• **WHAT IS ASKED**
Don't include pictures. Quote the lines below from the first through the line that contains "45.75, 45.75, 45.75];".
+++++
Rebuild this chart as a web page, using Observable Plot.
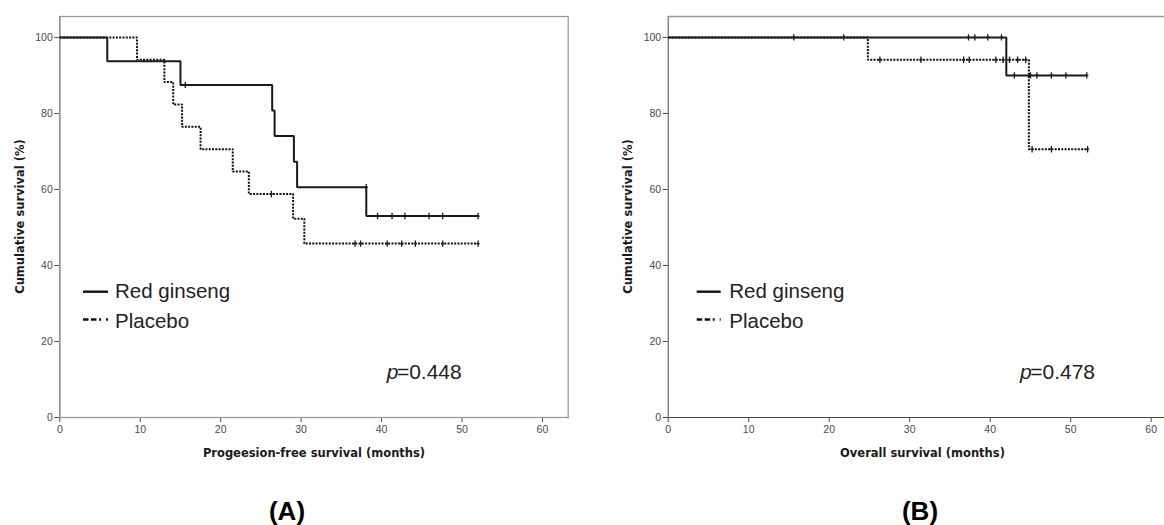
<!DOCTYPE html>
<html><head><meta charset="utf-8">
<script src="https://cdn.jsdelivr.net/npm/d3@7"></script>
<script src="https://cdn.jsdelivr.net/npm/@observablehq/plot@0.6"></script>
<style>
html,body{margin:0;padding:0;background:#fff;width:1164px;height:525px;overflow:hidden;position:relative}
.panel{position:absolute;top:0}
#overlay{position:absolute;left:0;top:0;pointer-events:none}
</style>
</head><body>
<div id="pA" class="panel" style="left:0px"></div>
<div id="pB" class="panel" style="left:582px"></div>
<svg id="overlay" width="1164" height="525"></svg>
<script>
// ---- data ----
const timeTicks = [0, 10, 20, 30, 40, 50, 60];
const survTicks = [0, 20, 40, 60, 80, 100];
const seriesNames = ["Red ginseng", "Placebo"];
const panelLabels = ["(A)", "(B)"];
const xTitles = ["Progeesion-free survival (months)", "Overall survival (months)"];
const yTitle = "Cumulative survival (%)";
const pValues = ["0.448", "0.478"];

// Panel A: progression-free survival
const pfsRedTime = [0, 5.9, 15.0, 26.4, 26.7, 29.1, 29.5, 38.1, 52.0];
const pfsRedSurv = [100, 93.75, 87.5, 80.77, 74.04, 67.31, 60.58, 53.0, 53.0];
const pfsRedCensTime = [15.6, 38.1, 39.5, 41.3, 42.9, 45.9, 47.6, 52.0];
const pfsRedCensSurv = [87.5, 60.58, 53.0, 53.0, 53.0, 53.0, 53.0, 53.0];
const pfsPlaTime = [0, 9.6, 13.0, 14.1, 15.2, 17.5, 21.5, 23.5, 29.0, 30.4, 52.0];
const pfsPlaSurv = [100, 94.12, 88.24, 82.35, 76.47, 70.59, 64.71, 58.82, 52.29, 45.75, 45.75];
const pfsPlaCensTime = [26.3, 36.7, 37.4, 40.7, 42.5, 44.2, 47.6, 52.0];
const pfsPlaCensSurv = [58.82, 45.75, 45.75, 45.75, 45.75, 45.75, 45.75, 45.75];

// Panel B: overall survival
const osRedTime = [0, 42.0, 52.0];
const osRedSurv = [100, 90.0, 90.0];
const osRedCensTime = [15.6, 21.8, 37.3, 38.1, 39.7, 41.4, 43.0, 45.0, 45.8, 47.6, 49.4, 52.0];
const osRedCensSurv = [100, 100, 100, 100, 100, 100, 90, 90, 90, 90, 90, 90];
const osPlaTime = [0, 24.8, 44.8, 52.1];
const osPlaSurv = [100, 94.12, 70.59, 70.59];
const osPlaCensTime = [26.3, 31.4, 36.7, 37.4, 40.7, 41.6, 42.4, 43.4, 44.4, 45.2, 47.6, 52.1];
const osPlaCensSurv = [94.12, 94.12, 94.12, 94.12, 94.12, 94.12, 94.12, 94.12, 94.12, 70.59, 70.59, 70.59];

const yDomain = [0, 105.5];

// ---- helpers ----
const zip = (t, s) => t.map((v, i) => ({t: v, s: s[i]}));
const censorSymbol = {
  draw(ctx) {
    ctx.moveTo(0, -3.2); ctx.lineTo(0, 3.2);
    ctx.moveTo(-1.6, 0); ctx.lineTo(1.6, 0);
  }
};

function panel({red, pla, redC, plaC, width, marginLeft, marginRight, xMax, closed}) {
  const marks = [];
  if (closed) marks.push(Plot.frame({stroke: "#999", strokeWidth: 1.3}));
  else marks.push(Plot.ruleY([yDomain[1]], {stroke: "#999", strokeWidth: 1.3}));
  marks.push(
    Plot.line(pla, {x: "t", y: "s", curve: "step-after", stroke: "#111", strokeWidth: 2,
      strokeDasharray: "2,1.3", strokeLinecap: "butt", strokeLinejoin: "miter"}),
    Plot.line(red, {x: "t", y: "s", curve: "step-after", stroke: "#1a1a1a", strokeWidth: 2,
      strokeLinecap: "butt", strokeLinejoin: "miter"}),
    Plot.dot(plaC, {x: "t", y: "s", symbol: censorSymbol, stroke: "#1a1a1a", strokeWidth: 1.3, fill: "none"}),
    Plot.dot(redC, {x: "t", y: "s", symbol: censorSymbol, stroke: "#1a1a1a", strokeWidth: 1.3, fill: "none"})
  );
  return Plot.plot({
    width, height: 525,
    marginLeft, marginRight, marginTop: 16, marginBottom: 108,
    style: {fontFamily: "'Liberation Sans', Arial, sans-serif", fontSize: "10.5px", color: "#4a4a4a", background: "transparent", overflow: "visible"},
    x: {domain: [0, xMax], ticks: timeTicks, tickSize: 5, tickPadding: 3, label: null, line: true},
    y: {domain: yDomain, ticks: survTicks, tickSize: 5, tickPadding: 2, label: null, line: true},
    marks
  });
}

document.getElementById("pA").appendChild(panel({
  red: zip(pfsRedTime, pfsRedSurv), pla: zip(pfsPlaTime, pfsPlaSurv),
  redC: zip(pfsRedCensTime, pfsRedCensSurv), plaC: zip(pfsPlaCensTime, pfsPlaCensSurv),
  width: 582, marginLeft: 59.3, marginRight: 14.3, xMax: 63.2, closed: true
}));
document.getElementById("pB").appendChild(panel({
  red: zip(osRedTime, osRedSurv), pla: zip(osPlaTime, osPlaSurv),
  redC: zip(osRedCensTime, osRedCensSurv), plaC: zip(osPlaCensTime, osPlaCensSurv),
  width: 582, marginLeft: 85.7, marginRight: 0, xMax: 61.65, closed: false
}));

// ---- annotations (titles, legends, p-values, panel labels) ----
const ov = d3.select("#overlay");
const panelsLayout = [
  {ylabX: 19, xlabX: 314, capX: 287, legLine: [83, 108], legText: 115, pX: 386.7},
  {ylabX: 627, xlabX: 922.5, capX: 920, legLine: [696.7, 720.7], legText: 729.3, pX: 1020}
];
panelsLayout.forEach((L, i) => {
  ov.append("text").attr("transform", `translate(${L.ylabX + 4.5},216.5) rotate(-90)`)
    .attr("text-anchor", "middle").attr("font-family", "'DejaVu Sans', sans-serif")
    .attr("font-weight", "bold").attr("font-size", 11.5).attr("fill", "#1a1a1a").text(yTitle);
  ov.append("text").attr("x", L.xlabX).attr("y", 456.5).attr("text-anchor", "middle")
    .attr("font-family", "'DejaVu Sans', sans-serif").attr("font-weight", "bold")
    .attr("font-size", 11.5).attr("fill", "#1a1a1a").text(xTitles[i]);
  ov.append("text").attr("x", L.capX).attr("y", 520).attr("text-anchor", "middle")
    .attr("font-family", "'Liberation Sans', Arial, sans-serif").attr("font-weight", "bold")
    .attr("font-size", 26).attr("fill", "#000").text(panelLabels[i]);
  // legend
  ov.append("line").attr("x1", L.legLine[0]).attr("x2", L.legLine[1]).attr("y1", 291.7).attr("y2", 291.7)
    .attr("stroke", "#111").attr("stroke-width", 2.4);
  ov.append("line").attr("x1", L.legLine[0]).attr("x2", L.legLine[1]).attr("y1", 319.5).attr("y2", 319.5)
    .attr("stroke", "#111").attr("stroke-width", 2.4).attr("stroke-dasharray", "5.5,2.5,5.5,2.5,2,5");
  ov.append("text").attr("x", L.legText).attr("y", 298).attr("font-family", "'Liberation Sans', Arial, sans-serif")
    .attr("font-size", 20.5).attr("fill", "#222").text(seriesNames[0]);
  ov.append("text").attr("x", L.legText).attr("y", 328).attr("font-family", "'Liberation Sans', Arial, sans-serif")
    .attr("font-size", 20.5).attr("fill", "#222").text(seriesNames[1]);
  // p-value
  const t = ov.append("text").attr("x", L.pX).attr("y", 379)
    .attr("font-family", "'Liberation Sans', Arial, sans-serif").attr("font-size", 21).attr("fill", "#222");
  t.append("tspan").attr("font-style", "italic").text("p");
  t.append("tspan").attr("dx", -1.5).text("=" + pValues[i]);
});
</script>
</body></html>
+++++
• **IN RESPONSE**
Rebuild this chart as a web page, using Observable Plot.
<!DOCTYPE html>
<html><head><meta charset="utf-8">
<script src="https://cdn.jsdelivr.net/npm/d3@7"></script>
<script src="https://cdn.jsdelivr.net/npm/@observablehq/plot@0.6"></script>
<style>
html,body{margin:0;padding:0;background:#fff;width:1164px;height:525px;overflow:hidden;position:relative}
.panel{position:absolute;top:0}
#overlay{position:absolute;left:0;top:0;pointer-events:none}
</style>
</head><body>
<div id="pA" class="panel" style="left:0px"></div>
<div id="pB" class="panel" style="left:582px"></div>
<svg id="overlay" width="1164" height="525"></svg>
<script>
// ---- data ----
const timeTicks = [0, 10, 20, 30, 40, 50, 60];
const survTicks = [0, 20, 40, 60, 80, 100];
const seriesNames = ["Red ginseng", "Placebo"];
const panelLabels = ["(A)", "(B)"];
const xTitles = ["Progeesion-free survival (months)", "Overall survival (months)"];
const yTitle = "Cumulative survival (%)";
const pValues = ["0.448", "0.478"];

// Panel A: progression-free survival
const pfsRedTime = [0, 5.9, 15.0, 26.4, 26.7, 29.1, 29.5, 38.1, 52.0];
const pfsRedSurv = [100, 93.75, 87.5, 80.77, 74.04, 67.31, 60.58, 53.0, 53.0];
const pfsRedCensTime = [15.6, 38.1, 39.5, 41.3, 42.9, 45.9, 47.6, 52.0];
const pfsRedCensSurv = [87.5, 60.58, 53.0, 53.0, 53.0, 53.0, 53.0, 53.0];
const pfsPlaTime = [0, 9.6, 13.0, 14.1, 15.2, 17.5, 21.5, 23.5, 29.0, 30.4, 52.0];
const pfsPlaSurv = [100, 94.12, 88.24, 82.35, 76.47, 70.59, 64.71, 58.82, 52.29, 45.75, 45.75];
const pfsPlaCensTime = [26.3, 36.7, 37.4, 40.7, 42.5, 44.2, 47.6, 52.0];
const pfsPlaCensSurv = [58.82, 45.75, 45.75, 45.75, 45.75, 45.75, 45.75, 45.75];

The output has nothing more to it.